__WHAT THIS TASK INVOLVES__.
Reproduce the following material exactly, including every line.

— START SOURCE EXCERPT —

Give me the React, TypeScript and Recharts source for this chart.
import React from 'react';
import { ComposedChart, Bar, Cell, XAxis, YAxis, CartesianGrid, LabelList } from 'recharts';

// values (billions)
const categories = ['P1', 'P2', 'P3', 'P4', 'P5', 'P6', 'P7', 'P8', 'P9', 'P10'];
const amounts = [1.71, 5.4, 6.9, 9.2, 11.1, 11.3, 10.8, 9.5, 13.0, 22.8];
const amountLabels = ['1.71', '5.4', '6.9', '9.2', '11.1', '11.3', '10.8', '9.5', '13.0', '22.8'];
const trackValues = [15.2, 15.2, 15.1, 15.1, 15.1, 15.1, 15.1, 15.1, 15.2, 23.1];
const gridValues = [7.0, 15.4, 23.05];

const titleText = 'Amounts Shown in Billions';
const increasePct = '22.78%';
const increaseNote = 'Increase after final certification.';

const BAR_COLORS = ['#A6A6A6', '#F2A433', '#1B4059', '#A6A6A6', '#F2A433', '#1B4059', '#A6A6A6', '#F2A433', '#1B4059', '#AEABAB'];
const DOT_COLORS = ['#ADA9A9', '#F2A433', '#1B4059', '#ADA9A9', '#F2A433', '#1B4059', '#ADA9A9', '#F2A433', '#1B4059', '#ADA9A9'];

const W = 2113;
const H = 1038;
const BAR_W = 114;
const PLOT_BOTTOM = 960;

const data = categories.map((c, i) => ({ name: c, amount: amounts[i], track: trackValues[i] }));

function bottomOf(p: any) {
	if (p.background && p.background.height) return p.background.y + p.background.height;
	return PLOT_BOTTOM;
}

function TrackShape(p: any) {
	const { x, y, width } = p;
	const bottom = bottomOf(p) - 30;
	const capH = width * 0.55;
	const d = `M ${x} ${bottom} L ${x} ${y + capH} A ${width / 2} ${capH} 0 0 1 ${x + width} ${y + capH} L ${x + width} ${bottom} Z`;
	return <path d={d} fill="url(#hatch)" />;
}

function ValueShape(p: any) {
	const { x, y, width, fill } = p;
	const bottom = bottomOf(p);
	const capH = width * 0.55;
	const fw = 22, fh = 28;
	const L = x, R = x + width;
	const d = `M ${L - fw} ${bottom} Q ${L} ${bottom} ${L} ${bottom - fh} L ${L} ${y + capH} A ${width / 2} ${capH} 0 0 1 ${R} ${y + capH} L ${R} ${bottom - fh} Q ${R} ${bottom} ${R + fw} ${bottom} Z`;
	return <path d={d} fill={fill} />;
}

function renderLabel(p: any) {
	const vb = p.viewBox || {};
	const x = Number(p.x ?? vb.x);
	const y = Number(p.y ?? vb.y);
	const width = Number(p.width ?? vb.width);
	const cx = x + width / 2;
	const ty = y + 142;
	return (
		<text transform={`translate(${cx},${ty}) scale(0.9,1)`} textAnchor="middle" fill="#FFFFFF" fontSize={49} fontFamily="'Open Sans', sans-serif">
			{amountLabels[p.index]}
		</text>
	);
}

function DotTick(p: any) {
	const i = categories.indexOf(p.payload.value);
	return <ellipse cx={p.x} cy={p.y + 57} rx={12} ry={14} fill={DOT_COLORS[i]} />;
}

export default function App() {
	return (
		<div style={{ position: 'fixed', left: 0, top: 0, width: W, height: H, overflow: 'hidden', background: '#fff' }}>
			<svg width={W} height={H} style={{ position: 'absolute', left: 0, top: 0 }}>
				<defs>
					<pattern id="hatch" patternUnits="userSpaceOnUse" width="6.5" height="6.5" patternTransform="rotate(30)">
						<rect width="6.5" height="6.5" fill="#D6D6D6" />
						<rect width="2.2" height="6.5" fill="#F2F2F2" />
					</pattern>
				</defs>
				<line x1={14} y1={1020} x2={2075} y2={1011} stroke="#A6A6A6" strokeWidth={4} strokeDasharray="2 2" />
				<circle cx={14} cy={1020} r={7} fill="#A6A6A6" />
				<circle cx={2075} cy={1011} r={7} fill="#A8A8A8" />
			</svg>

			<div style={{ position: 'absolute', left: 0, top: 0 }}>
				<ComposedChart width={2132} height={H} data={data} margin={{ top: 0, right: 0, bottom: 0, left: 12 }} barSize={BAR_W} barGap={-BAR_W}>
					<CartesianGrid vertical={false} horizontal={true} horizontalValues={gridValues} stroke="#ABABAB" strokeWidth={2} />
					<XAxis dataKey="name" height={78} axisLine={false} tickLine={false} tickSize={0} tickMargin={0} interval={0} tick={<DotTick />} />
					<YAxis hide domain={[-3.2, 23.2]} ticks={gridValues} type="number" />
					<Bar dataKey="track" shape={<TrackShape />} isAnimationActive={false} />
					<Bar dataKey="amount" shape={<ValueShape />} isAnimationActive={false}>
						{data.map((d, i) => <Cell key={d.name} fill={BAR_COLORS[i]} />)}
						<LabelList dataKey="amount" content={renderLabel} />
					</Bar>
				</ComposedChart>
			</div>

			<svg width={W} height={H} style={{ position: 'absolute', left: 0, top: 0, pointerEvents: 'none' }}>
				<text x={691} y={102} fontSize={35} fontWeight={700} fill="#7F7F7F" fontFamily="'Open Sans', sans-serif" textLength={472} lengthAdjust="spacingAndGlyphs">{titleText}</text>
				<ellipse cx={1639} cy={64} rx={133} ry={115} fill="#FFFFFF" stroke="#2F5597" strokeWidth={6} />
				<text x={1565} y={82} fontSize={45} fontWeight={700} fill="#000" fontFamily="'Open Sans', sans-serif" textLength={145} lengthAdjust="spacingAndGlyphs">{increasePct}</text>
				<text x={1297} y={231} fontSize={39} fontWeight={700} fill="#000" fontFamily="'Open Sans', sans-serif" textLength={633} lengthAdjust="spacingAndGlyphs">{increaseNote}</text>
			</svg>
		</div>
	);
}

— END SOURCE EXCERPT —

__IN RESPONSE__.
Give me the React, TypeScript and Recharts source for this chart.
import React from 'react';
import { ComposedChart, Bar, Cell, XAxis, YAxis, CartesianGrid, LabelList } from 'recharts';

// values (billions)
const categories = ['P1', 'P2', 'P3', 'P4', 'P5', 'P6', 'P7', 'P8', 'P9', 'P10'];
const amounts = [1.71, 5.4, 6.9, 9.2, 11.1, 11.3, 10.8, 9.5, 13.0, 22.8];
const amountLabels = ['1.71', '5.4', '6.9', '9.2', '11.1', '11.3', '10.8', '9.5', '13.0', '22.8'];
const trackValues = [15.2, 15.2, 15.1, 15.1, 15.1, 15.1, 15.1, 15.1, 15.2, 23.1];
const gridValues = [7.0, 15.4, 23.05];

const titleText = 'Amounts Shown in Billions';
const increasePct = '22.78%';
const increaseNote = 'Increase after final certification.';

const BAR_COLORS = ['#A6A6A6', '#F2A433', '#1B4059', '#A6A6A6', '#F2A433', '#1B4059', '#A6A6A6', '#F2A433', '#1B4059', '#AEABAB'];
const DOT_COLORS = ['#ADA9A9', '#F2A433', '#1B4059', '#ADA9A9', '#F2A433', '#1B4059', '#ADA9A9', '#F2A433', '#1B4059', '#ADA9A9'];

const W = 2113;
const H = 1038;
const BAR_W = 114;
const PLOT_BOTTOM = 960;

const data = categories.map((c, i) => ({ name: c, amount: amounts[i], track: trackValues[i] }));

function bottomOf(p: any) {
	if (p.background && p.background.height) return p.background.y + p.background.height;
	return PLOT_BOTTOM;
}

function TrackShape(p: any) {
	const { x, y, width } = p;
	const bottom = bottomOf(p) - 30;
	const capH = width * 0.55;
	const d = `M ${x} ${bottom} L ${x} ${y + capH} A ${width / 2} ${capH} 0 0 1 ${x + width} ${y + capH} L ${x + width} ${bottom} Z`;
	return <path d={d} fill="url(#hatch)" />;
}

function ValueShape(p: any) {
	const { x, y, width, fill } = p;
	const bottom = bottomOf(p);
	const capH = width * 0.55;
	const fw = 22, fh = 28;
	const L = x, R = x + width;
	const d = `M ${L - fw} ${bottom} Q ${L} ${bottom} ${L} ${bottom - fh} L ${L} ${y + capH} A ${width / 2} ${capH} 0 0 1 ${R} ${y + capH} L ${R} ${bottom - fh} Q ${R} ${bottom} ${R + fw} ${bottom} Z`;
	return <path d={d} fill={fill} />;
}

function renderLabel(p: any) {
	const vb = p.viewBox || {};
	const x = Number(p.x ?? vb.x);
	const y = Number(p.y ?? vb.y);
	const width = Number(p.width ?? vb.width);
	const cx = x + width / 2;
	const ty = y + 142;
	return (
		<text transform={`translate(${cx},${ty}) scale(0.9,1)`} textAnchor="middle" fill="#FFFFFF" fontSize={49} fontFamily="'Open Sans', sans-serif">
			{amountLabels[p.index]}
		</text>
	);
}

function DotTick(p: any) {
	const i = categories.indexOf(p.payload.value);
	return <ellipse cx={p.x} cy={p.y + 57} rx={12} ry={14} fill={DOT_COLORS[i]} />;
}

export default function App() {
	return (
		<div style={{ position: 'fixed', left: 0, top: 0, width: W, height: H, overflow: 'hidden', background: '#fff' }}>
			<svg width={W} height={H} style={{ position: 'absolute', left: 0, top: 0 }}>
				<defs>
					<pattern id="hatch" patternUnits="userSpaceOnUse" width="6.5" height="6.5" patternTransform="rotate(30)">
						<rect width="6.5" height="6.5" fill="#D6D6D6" />
						<rect width="2.2" height="6.5" fill="#F2F2F2" />
					</pattern>
				</defs>
				<line x1={14} y1={1020} x2={2075} y2={1011} stroke="#A6A6A6" strokeWidth={4} strokeDasharray="2 2" />
				<circle cx={14} cy={1020} r={7} fill="#A6A6A6" />
				<circle cx={2075} cy={1011} r={7} fill="#A8A8A8" />
			</svg>

			<div style={{ position: 'absolute', left: 0, top: 0 }}>
				<ComposedChart width={2132} height={H} data={data} margin={{ top: 0, right: 0, bottom: 0, left: 12 }} barSize={BAR_W} barGap={-BAR_W}>
					<CartesianGrid vertical={false} horizontal={true} horizontalValues={gridValues} stroke="#ABABAB" strokeWidth={2} />
					<XAxis dataKey="name" height={78} axisLine={false} tickLine={false} tickSize={0} tickMargin={0} interval={0} tick={<DotTick />} />
					<YAxis hide domain={[-3.2, 23.2]} ticks={gridValues} type="number" />
					<Bar dataKey="track" shape={<TrackShape />} isAnimationActive={false} />
					<Bar dataKey="amount" shape={<ValueShape />} isAnimationActive={false}>
						{data.map((d, i) => <Cell key={d.name} fill={BAR_COLORS[i]} />)}
						<LabelList dataKey="amount" content={renderLabel} />
					</Bar>
				</ComposedChart>
			</div>

			<svg width={W} height={H} style={{ position: 'absolute', left: 0, top: 0, pointerEvents: 'none' }}>
				<text x={691} y={102} fontSize={35} fontWeight={700} fill="#7F7F7F" fontFamily="'Open Sans', sans-serif" textLength={472} lengthAdjust="spacingAndGlyphs">{titleText}</text>
				<ellipse cx={1639} cy={64} rx={133} ry={115} fill="#FFFFFF" stroke="#2F5597" strokeWidth={6} />
				<text x={1565} y={82} fontSize={45} fontWeight={700} fill="#000" fontFamily="'Open Sans', sans-serif" textLength={145} lengthAdjust="spacingAndGlyphs">{increasePct}</text>
				<text x={1297} y={231} fontSize={39} fontWeight={700} fill="#000" fontFamily="'Open Sans', sans-serif" textLength={633} lengthAdjust="spacingAndGlyphs">{increaseNote}</text>
			</svg>
		</div>
	);
}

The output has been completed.